The parents who behave badly on the sidelines of Little League games and high school sports don’t suddenly get it together when their kids turn pro. If anything, they’ve been validated, enabled, and now they’re worse. It’s not a good look, though, even if it paid off.
We’ve talked before about Rich Cohen’s book Pee Wees (a great book we carry at The Painted Porch) about being a (sane) hockey parent. But really the lesson that these sport parents teach us translates off the court. Because what we’re really talking about is healthy boundaries, healthy respect for your children’s ability to make their own decisions, fight their own battles, live their own lives.
You might scoff at the parents who pop into the news for pushing their kid into the transfer portal because Nick Saban isn’t giving them enough playing time…yet weren’t you just last week trying to tell your own kid what they should major in?

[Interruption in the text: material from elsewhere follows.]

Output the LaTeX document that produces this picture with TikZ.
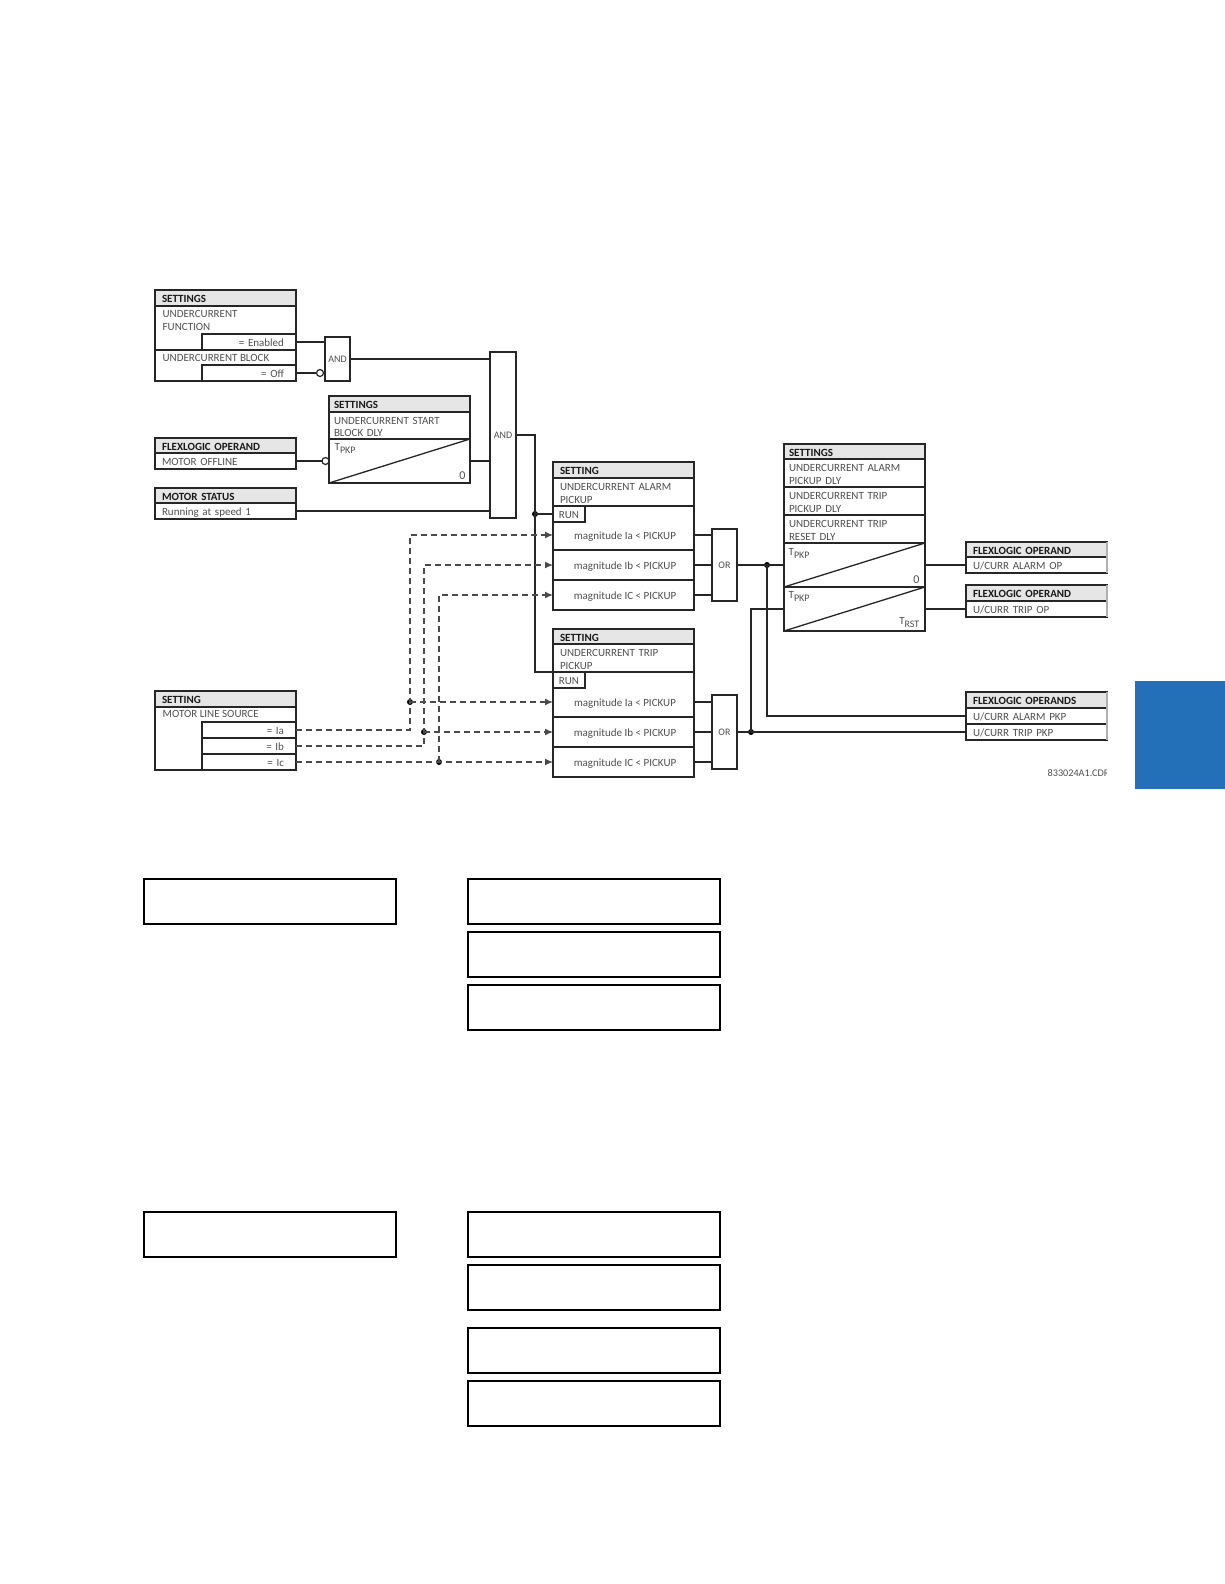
\documentclass[tikz,border=0pt]{standalone}
\usepackage{fontspec}
\setmainfont{Carlito}
\usetikzlibrary{arrows.meta, positioning, calc}
\definecolor{linedk}{HTML}{262626}
\definecolor{txtgray}{HTML}{505050}
\definecolor{hdgray}{HTML}{E6E6E6}
\definecolor{dashgray}{HTML}{4A4A4A}
\definecolor{edgegray}{HTML}{B0B0B0}
\definecolor{tabblue}{HTML}{2470B8}
\newcommand{\tsub}[1]{T\raisebox{-2.5pt}{\fontsize{10}{10}\selectfont #1}}

\begin{document}
\begin{tikzpicture}[x=1pt, y=-1pt, line width=1.3pt,
  rowbox/.style={draw=linedk, line width=1.3pt, anchor=north west, outer sep=0pt,
                 inner ysep=0pt, inner xsep=7pt, text width=127pt, align=left,
                 minimum height=#1, text=txtgray, font=\fontsize{11}{12.5}\selectfont,
                 execute at begin node={\rule{0pt}{10pt}}},
  hdbox/.style={rowbox=#1, fill=hdgray, text=black!90, font=\fontsize{11}{12.5}\selectfont\bfseries},
  hdbox/.default=16,
  subbox/.style={rowbox=16, inner xsep=12pt, text width=70pt, align=right},
  runbox/.style={rowbox=16, inner xsep=0pt, text width=32pt, align=center},
  tightpad/.style={inner xsep=5pt, text width=131pt},
  rowtext/.style={anchor=north west, inner sep=0pt, align=left, text=txtgray,
                  font=\fontsize{11}{12.5}\selectfont},
  cmptext/.style={inner sep=0pt, text=txtgray, font=\fontsize{11}{12.5}\selectfont,
                  execute at begin node={\rule{0pt}{10pt}}},
  gate/.style={draw=linedk, line width=1.3pt, anchor=north west, outer sep=0pt, inner sep=0pt,
               minimum width=#1, text=txtgray, font=\fontsize{10}{11}\selectfont},
  wire/.style={draw=linedk, line width=1.3pt},
  dashwire/.style={draw=dashgray, line width=1.3pt, dash pattern=on 6pt off 4pt},
  sigarrow/.style={dashwire, -{Latex[length=8pt, width=7pt]}},
  dotnode/.style={circle, fill=black, inner sep=0pt, minimum size=6pt, outer sep=0pt},
  negnode/.style={circle, draw=linedk, fill=white, line width=1.2pt, inner sep=0pt, minimum size=7pt, outer sep=0pt},
  emptybox/.style={draw=black, line width=1.8pt, anchor=north west, outer sep=0pt, inner sep=0pt,
                   minimum width=#1}]

% Background
\useasboundingbox (0,0) rectangle (1224,1584);
\fill[white] (0,0) rectangle (1224,1584);
\node[fill=tabblue, anchor=north west, inner sep=0pt, minimum width=90pt, minimum height=108pt] (tab) at (1134,680) {};

% =========== INPUT BLOCKS ===========
\node[hdbox] (fnhd) at (155,290) {SETTINGS};
\node[rowbox=44] (fnbody) at (155,306) {};
\node[rowtext] (fnlabel) at (162,310) {UNDERCURRENT\\FUNCTION};
\node[subbox] (fnon) at (202,334) {= Enabled};
\node[rowbox=31] (blkbody) at (155,350) {};
\node[rowtext] (blklabel) at (162,354) {UNDERCURRENT BLOCK};
\node[subbox] (blkoff) at (202,365) {= Off};

\node[hdbox=15] (offhd) at (155,438) {FLEXLOGIC OPERAND};
\node[rowbox=16] (offrow) at (155,453) {MOTOR OFFLINE};

\node[hdbox=15] (stathd) at (155,488) {MOTOR STATUS};
\node[rowbox=16] (statrow) at (155,503) {Running at speed 1};

\node[hdbox] (srchd) at (155,691) {SETTING};
\node[rowbox=63] (srcbody) at (155,707) {};
\node[rowtext] (srclabel) at (162,710) {MOTOR LINE SOURCE};
\node[subbox] (srcIa) at (202,722) {= Ia};
\node[subbox] (srcIb) at (202,738) {= Ib};
\node[subbox] (srcIc) at (202,754) {= Ic};

% Start block delay
\node[hdbox, tightpad] (dlyhd) at (329,396) {SETTINGS};
\node[rowbox=27, tightpad] (dlyset) at (329,412) {UNDERCURRENT START\\BLOCK DLY};
\node[rowbox=44, tightpad] (dly) at (329,439) {};
\draw[wire] (dly.south west) -- (dly.north east);
\node[rowtext, anchor=north west] (dlyt) at (334,443) {\tsub{PKP}};
\node[rowtext, anchor=south east, font=\fontsize{12}{12}\selectfont] (dlyz) at (466,480) {0};

% =========== AND GATES ===========
\node[gate=25pt, minimum height=44pt] (andfn) at (325,337) {AND};
\node[gate=26pt, minimum height=166pt] (andrun) at (490,352) {AND};
\node[negnode] (negblk) at (320,373) {};
\node[negnode] (negoff) at (325.5,461) {};

\draw[wire] (fnon.east) -- (fnon.east -| andfn.west);
\draw[wire] (blkoff.east) -- (negblk.west);
\draw[wire] (offrow.east) -- (negoff.west);
\draw[wire] (andfn.east) -- (andfn.east -| andrun.west);
\draw[wire] (dly.east) -- (dly.east -| andrun.west);
\draw[wire] (statrow.east) -- (statrow.east -| andrun.west);

% =========== ALARM PICKUP ===========
\node[hdbox] (alhd) at (553,462) {SETTING};
\node[rowbox=28] (alset) at (553,478) {UNDERCURRENT ALARM\\PICKUP};
\node[rowbox=44] (alIa) at (553,506) {};
\node[cmptext] (alcmpa) at (625,535) {magnitude Ia < PICKUP};
\node[runbox] (alrun) at (553,506) {RUN};
\node[rowbox=30] (alIb) at (553,550) {};
\node[cmptext] (alcmpb) at (625,565) {magnitude Ib < PICKUP};
\node[rowbox=30] (alIc) at (553,580) {};
\node[cmptext] (alcmpc) at (625,595) {magnitude IC < PICKUP};
\node[gate=25pt, minimum height=72pt] (oral) at (712,529) {OR};

% =========== TRIP PICKUP ===========
\node[hdbox=15] (trhd) at (553,629) {SETTING};
\node[rowbox=28] (trset) at (553,644) {UNDERCURRENT TRIP\\PICKUP};
\node[rowbox=45] (trIa) at (553,672) {};
\node[cmptext] (trcmpa) at (625,702) {magnitude Ia < PICKUP};
\node[runbox] (trrun) at (553,672) {RUN};
\node[rowbox=30] (trIb) at (553,717) {};
\node[cmptext] (trcmpb) at (625,732) {magnitude Ib < PICKUP};
\node[rowbox=30] (trIc) at (553,747) {};
\node[cmptext] (trcmpc) at (625,762) {magnitude IC < PICKUP};
\node[gate=25pt, minimum height=74pt] (ortr) at (712,695) {OR};

% Run supervision
\node[dotnode] (dotrun) at (535,514) {};
\draw[wire] (andrun.east) -| (dotrun.center) |- (trrun.north west);
\draw[wire] (dotrun.center) -- (alrun.west);

% Phase signals
\node[dotnode] (dota) at (410,702) {};
\node[dotnode] (dotb) at (424,732) {};
\node[dotnode] (dotc) at (439,762) {};

\draw[sigarrow] (srcIa.east) -| (dota.center) |- (alcmpa -| alIa.west);
\draw[sigarrow] (srcIb.east) -| (dotb.center) |- (alIb.west);
\draw[sigarrow] (dotc.center) |- (alIc.west);
\draw[sigarrow] (dota.center) -- (trcmpa -| trIa.west);
\draw[sigarrow] (dotb.center) -- (trIb.west);
\draw[sigarrow] (srcIc.east) -- (trIc.west);

% Comparators into OR gates
\draw[wire] (alcmpa -| alIa.east) -- (alcmpa -| oral.west);
\draw[wire] (alIb.east) -- (alIb.east -| oral.west);
\draw[wire] (alIc.east) -- (alIc.east -| oral.west);
\draw[wire] (trcmpa -| trIa.east) -- (trcmpa -| ortr.west);
\draw[wire] (trIb.east) -- (trIb.east -| ortr.west);
\draw[wire] (trIc.east) -- (trIc.east -| ortr.west);

% =========== OUTPUT TIMERS ===========
\node[hdbox=15, tightpad] (tmhd) at (784,444) {SETTINGS};
\node[rowbox=28, tightpad] (tmalp) at (784,459) {UNDERCURRENT ALARM\\PICKUP DLY};
\node[rowbox=28, tightpad] (tmtrp) at (784,487) {UNDERCURRENT TRIP\\PICKUP DLY};
\node[rowbox=28, tightpad] (tmtrr) at (784,515) {UNDERCURRENT TRIP\\RESET DLY};
\node[rowbox=44, tightpad] (tmral) at (784,543) {};
\node[rowbox=44, tightpad] (tmrtr) at (784,587) {};
\draw[wire] (tmral.south west) -- (tmral.north east);
\draw[wire] (tmrtr.south west) -- (tmrtr.north east);
\node[rowtext] (tmralt) at (788,548) {\tsub{PKP}};
\node[rowtext, anchor=south east, font=\fontsize{12}{12}\selectfont] (tmralz) at (920,584) {0};
\node[rowtext] (tmrtrt) at (788,591) {\tsub{PKP}};
\node[rowtext, anchor=south east] (tmrtrz) at (920,628) {\tsub{RST}};

% =========== FLEXLOGIC OUTPUTS ===========
\node[hdbox=15] (ophdA) at (966,542) {FLEXLOGIC OPERAND};
\node[rowbox=16] (opal) at (966,557) {U/CURR ALARM OP};
\node[hdbox] (ophdB) at (966,585) {FLEXLOGIC OPERAND};
\node[rowbox=16] (optr) at (966,601) {U/CURR TRIP OP};
\node[hdbox=16] (ophdC) at (966,692) {FLEXLOGIC OPERANDS};
\node[rowbox=16] (pkal) at (966,708) {U/CURR ALARM PKP};
\node[rowbox=16] (pktr) at (966,724) {U/CURR TRIP PKP};

% right edges of these blocks fade out
\draw[edgegray, line width=1.6pt] (ophdA.north east) -- (opal.south east);
\draw[edgegray, line width=1.6pt] (ophdB.north east) -- (optr.south east);
\draw[edgegray, line width=1.6pt] (ophdC.north east) -- (pktr.south east);

\node[dotnode] (dotal) at (767,565) {};
\node[dotnode] (dottr) at (751,732) {};

\draw[wire] (oral.east) -- (tmral.west);
\draw[wire] (ortr.east) -- (pktr.west);
\draw[wire] (dotal.center) |- (pkal.west);
\draw[wire] (dottr.center) |- (tmrtr.west);
\draw[wire] (tmral.east) -- (opal.west);
\draw[wire] (tmrtr.east) -- (optr.west);

% Drawing number, cut off at the figure edge
\begin{scope}
\clip (1040,762) rectangle (1106,786);
\node[rowtext, anchor=west, font=\fontsize{10.2}{12}\selectfont] (dwgno) at (1047,773.5) {833024A1.CDR};
\end{scope}

% =========== EMPTY SETTING BOXES ===========
\node[emptybox=252pt, minimum height=45pt] (boxa) at (144,879) {};
\node[emptybox=252pt, minimum height=45pt] (boxb) at (468,879) {};
\node[emptybox=252pt, minimum height=45pt] (boxc) at (468,932) {};
\node[emptybox=252pt, minimum height=45pt] (boxd) at (468,985) {};

\node[emptybox=252pt, minimum height=45pt] (boxe) at (144,1212) {};
\node[emptybox=252pt, minimum height=45pt] (boxf) at (468,1212) {};
\node[emptybox=252pt, minimum height=45pt] (boxg) at (468,1265) {};
\node[emptybox=252pt, minimum height=45pt] (boxh) at (468,1328) {};
\node[emptybox=252pt, minimum height=45pt] (boxi) at (468,1381) {};

\end{tikzpicture}
\end{document}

Didn’t you call up their teacher to complain about a math grade? Didn’t you offer to pull some strings in your industry to get them an internship? Didn’t you opine at Thanksgivings about how they need to give up on music and pursue something that pays better? Back off!
A few seasons ago, Tom Brady’s trainer pushed back on some comments that Brady’s dad made about his son’s plans to keep playing or not. How many 40 years olds consult their parents on career decisions, he asked. And so it goes with us. We have to develop some boundaries. We have let them make their own decisions, fight their own battles, live their own lives.